Originally published on May 28, 2021 - YorkRegion.com
By the time you read this, we would be more than 400 days into the pandemic that sent the province of Ontario into a tailspin. During this time, many have experienced unprecedented levels of stress, loss, doubt, mistrust, chaos, misinformation, and discomfort. Others, unfortunately, have not been so lucky. As of May 2, more than 8,000 people have died because of COVID-19. The World Health Organization describes a pandemic as “the worldwide spread of a new disease.” Pretty simple and straightforward statement.
In Ontario, the lockdown started as the only way to flatten the curve. Simply put, Ontarians were told to stay at home, shutter their businesses and practice physical distancing to ensure hospitals did not get overwhelmed. However, as the virus wore on, the lockdown became synonymous with restricted personal freedom and civil rights. Tired of wearing masks, physical distancing, and everything else associated with the lockdown. Businesses were withering on the vine for lack of customers.
However, there are many people who were suffering even before the pandemic began. Statistics show that about 22 per cent of the people in our province, or about 2 million of your neighbours and friends, were already facing significant barriers to health and well-being. Who are these people? They are the people struggling with poverty and homelessness. People who do not have health insurance. Seniors who live alone and new immigrants. People in racialized and minoritized communities. People struggling with mental health and migrant workers.
These people may not have a voice on social media to speak about their struggles. They may not have the wherewithal or resources to lobby their municipal, provincial, and federal governments for help. Their struggles and suffering are exacerbated by the pandemic. While the pandemic has exposed the flaws in our health system, it has also highlighted the need for us to establish strong, vibrant, and equitable communities.
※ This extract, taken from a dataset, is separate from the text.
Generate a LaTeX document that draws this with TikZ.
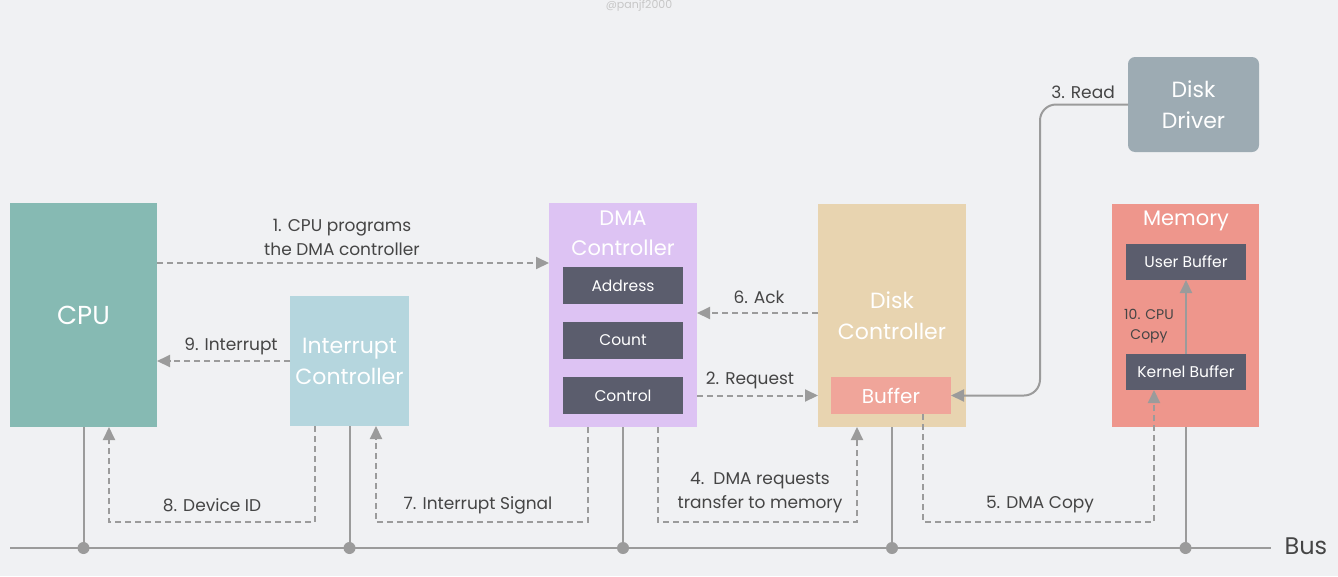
\documentclass[tikz,border=0pt]{standalone}
\usepackage{fontspec}
\setmainfont{Poppins}
\usetikzlibrary{arrows.meta,calc}

\definecolor{bgcol}{HTML}{F0F1F3}
\definecolor{cpucol}{HTML}{86BAB3}
\definecolor{intcol}{HTML}{B5D6DE}
\definecolor{dmacol}{HTML}{DDC3F3}
\definecolor{diskcol}{HTML}{E8D4B0}
\definecolor{bufcol}{HTML}{F0A59A}
\definecolor{drvcol}{HTML}{9DABB3}
\definecolor{memcol}{HTML}{EE968C}
\definecolor{regcol}{HTML}{5B5D6D}
\definecolor{linecol}{HTML}{9B9B9B}
\definecolor{labelcol}{HTML}{454545}

\tikzset{
  unitbox/.style={anchor=north west, inner sep=0pt, outer sep=0pt, text=white, align=center,
    font=\fontsize{22}{31}\selectfont},
  regbox/.style={fill=regcol, anchor=north west, inner sep=0pt, outer sep=0pt,
    minimum width=120pt, minimum height=37pt, text=white, font=\fontsize{15.5}{18}\selectfont},
  flow/.style={draw=linecol, line width=2pt, dash pattern=on 6pt off 4pt,
    -{Triangle[length=13pt,width=12pt]}},
  wire/.style={draw=linecol, line width=2pt},
  busdot/.style={circle, fill=linecol, inner sep=0pt, minimum size=12pt},
  steplabel/.style={text=labelcol, font=\fontsize{17}{24}\selectfont, align=center},
}

\begin{document}
\begin{tikzpicture}[x=1pt,y=-1pt]
  \fill[bgcol] (0,0) rectangle (1338,576);
  \useasboundingbox (0,0) rectangle (1338,576);

  % Marking watermark
  \node[text=black!22, font=\fontsize{11}{13}\selectfont] (mark) at (639,6) {@panjf2000};

  % Drawing the units
  \node[unitbox, fill=cpucol, minimum width=147pt, minimum height=224pt,
    font=\fontsize{26}{30}\selectfont] (cpu) at (10,203) {CPU};
  \node[unitbox, fill=intcol, minimum width=119pt, minimum height=130pt] (intc) at (290,296)
    {Interrupt\\Controller};
  \node[unitbox, fill=dmacol, minimum width=148pt, minimum height=224pt] (dma) at (549,203) {};
  \node[unitbox, fill=diskcol, minimum width=148pt, minimum height=223pt] (diskc) at (818,204)
    {Disk\\Controller};
  \node[unitbox, fill=drvcol, rounded corners=7pt, minimum width=131pt, minimum height=95pt]
    (driver) at (1128,57) {Disk\\Driver};
  \node[unitbox, fill=memcol, minimum width=147pt, minimum height=223pt] (mem) at (1112,204) {};

  % Marking unit titles
  \node[text=white, align=center, font=\fontsize{21}{30}\selectfont] (dmatitle) at (623,233)
    {DMA\\Controller};
  \node[text=white, font=\fontsize{21}{26}\selectfont] (memtitle) at (1186,221) {Memory};

  % Drawing the registers and buffers
  \node[regbox] (addr) at (563,267) {Address};
  \node[regbox] (count) at (563,322) {Count};
  \node[regbox] (ctrl) at (563,377) {Control};
  \node[regbox, fill=bufcol, font=\fontsize{20}{22}\selectfont] (buffer) at (831,377) {Buffer};
  \node[regbox, minimum height=36pt] (ubuf) at (1126,244) {User Buffer};
  \node[regbox, minimum height=36pt] (kbuf) at (1126,354) {Kernel Buffer};

  % Drawing the bus
  \coordinate (busL) at (10,548);
  \coordinate (busR) at (1271,548);
  \draw[wire] (busL) -- (busR);
  \node[anchor=west, text=labelcol, font=\fontsize{24}{28}\selectfont] (bus) at (1281,546) {Bus};
  \foreach \n in {cpu,intc,dma,diskc,mem}
    \draw[wire] (\n.south) -- (\n.south |- busL) node[busdot] {};

  % Drawing steps 1, 2, 6, 9
  \draw[flow] (cpu.east |- 0,263) -- (dma.west |- 0,263);
  \draw[flow] (dma.east |- ctrl.east) -- (diskc.west |- ctrl.east);
  \draw[flow] (diskc.west |- 0,313) -- (dma.east |- 0,313);
  \draw[flow] (intc.west) -- (cpu.east |- intc.west);

  % Drawing step 3
  \draw[wire, rounded corners=16pt, -{Triangle[length=13pt,width=12pt]}]
    (driver.west) -- (1040,104.5) |- (buffer.east);

  % Drawing step 10
  \draw[wire, -{Triangle[length=13pt,width=12pt]}] (kbuf.north) -- (ubuf.south);

  % Drawing steps 4, 5, 7, 8
  \draw[flow] (intc.south -| 315,0) |- (109,522) -- (cpu.south -| 109,0);
  \draw[flow] (dma.south -| 588,0) |- (376,522) -- (intc.south -| 376,0);
  \draw[flow] (dma.south -| 658,0) |- (857,522) -- (diskc.south -| 857,0);
  \draw[flow] (buffer.south -| 923,0) |- (1154,522) -- (kbuf.south -| 1154,0);

  % Marking step labels
  \node[steplabel] (l1) at (342,237) {1. CPU programs\\the DMA controller};
  \node[steplabel] (l2) at (750,380) {2. Request};
  \node[steplabel] (l3) at (1083,92) {3. Read};
  \node[steplabel] (l4) at (760,493) {4.\ \ DMA requests\\transfer to memory};
  \node[steplabel] (l5) at (1040,505) {5. DMA Copy};
  \node[steplabel] (l6) at (759,297) {6. Ack};
  \node[steplabel] (l7) at (478,505) {7. Interrupt Signal};
  \node[steplabel] (l8) at (212,505) {8. Device ID};
  \node[steplabel] (l9) at (231,346) {9. Interrupt};
  \node[steplabel, font=\fontsize{14}{20}\selectfont] (l10) at (1149,326) {10. CPU\\Copy};
\end{tikzpicture}
\end{document}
Someone wrote “anyone arguing about one to two per cent of the population dying isn’t a big deal needs to identify one or two family members they are willing to offer up.” Striving for equity does not mean saving every single person. Inasmuch as many people dream of such an idealist utopia we are not there yet. It does, however, mean ensuring that they all have equal access to what is necessary to give them a chance to survive and thrive. Small purposeful steps toward a greater ideal.